High load simply means too many canisters wanting to do too much at the same time for the subnet to be able to do it. Same as your laptop/desktop when you try to play a FPS while the OS is updating and you’re compressing a huge video. Only a lot worse, because we have subnets where literally 20k canisters have something to do all at once.
Right now, you can sort of guesstimate it by the number of updates (which is not foolproof: 4 huge updates per round can fully occupy a subnet); plus whether the subnet is experiencing drops in block rate: because instruction costs are not 100% accurate and because of high contention (lots of canisters doing memory writes; or simply the context switching), a round on a highly loaded subnet often takes more than the 400ms required to maintain a block rate of 2.5 blocks/round; whereas a mostly idle subnet almost always completes rounds in under 400 ms.

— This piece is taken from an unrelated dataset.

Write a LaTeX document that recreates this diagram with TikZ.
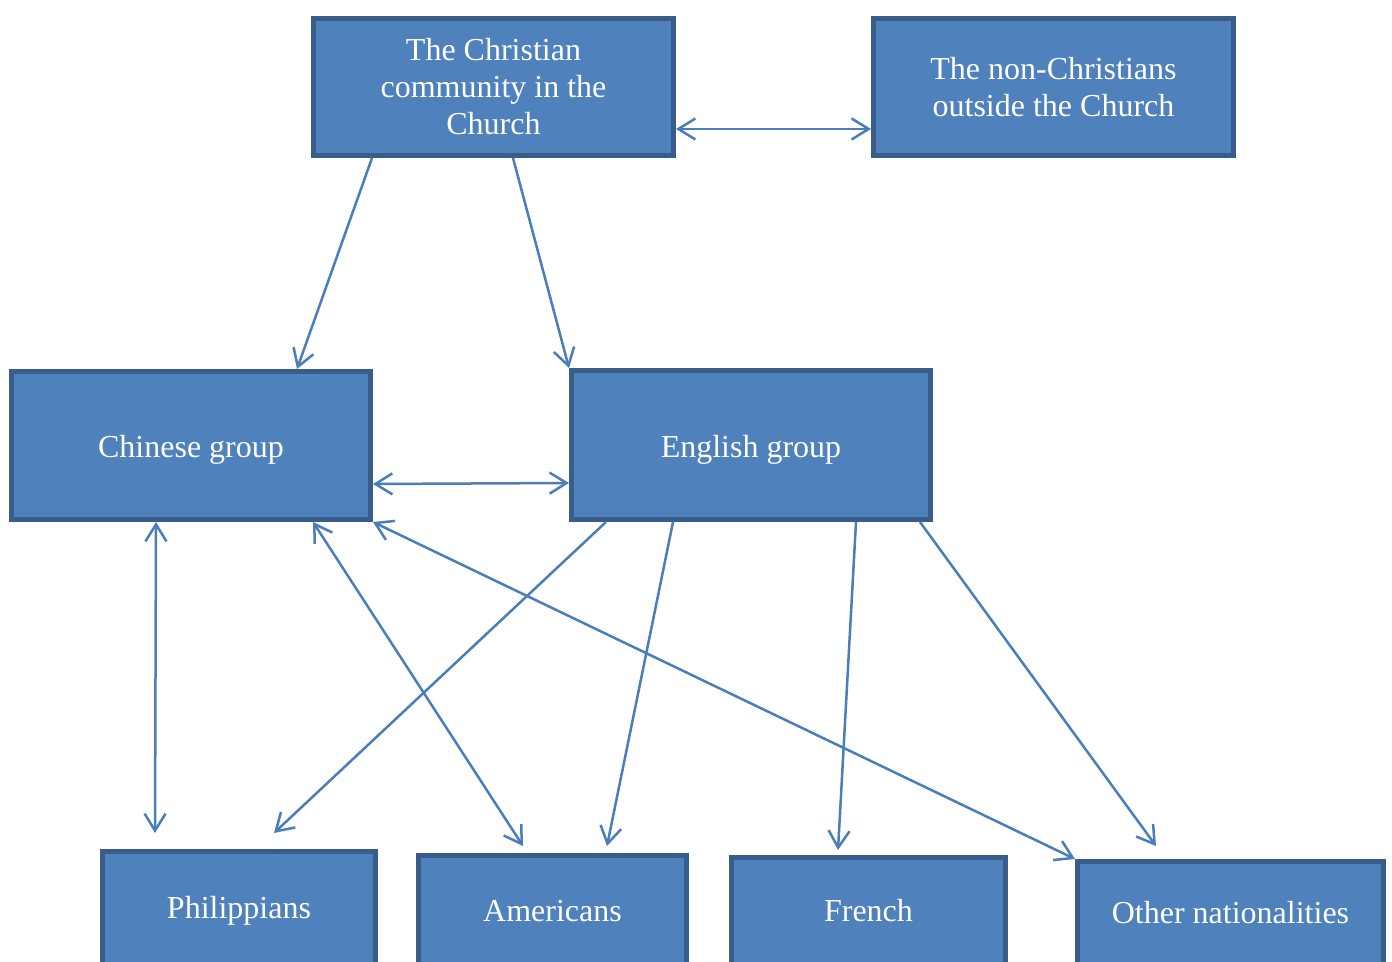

We are also looking into exposing more metrics on the public dashboard, such as “scheduler latency” – how many rounds does the average canister have to wait before getting scheduled. FWIW, after the recent scheduler improvements, with the exception of one subnet (bkfrj
) this number is consistently below 2 rounds. So on most subnets right now the main source of latency is round duration: whenever a round takes a couple of seconds to complete, that’s a couple of seconds times 3 or 4 (because Consensus runs ahead of Execution; so a backlog of blocks builds up) that your ingress message has to wait before it’s eventually executed. More consistent round durations is also something that is being worked on right now.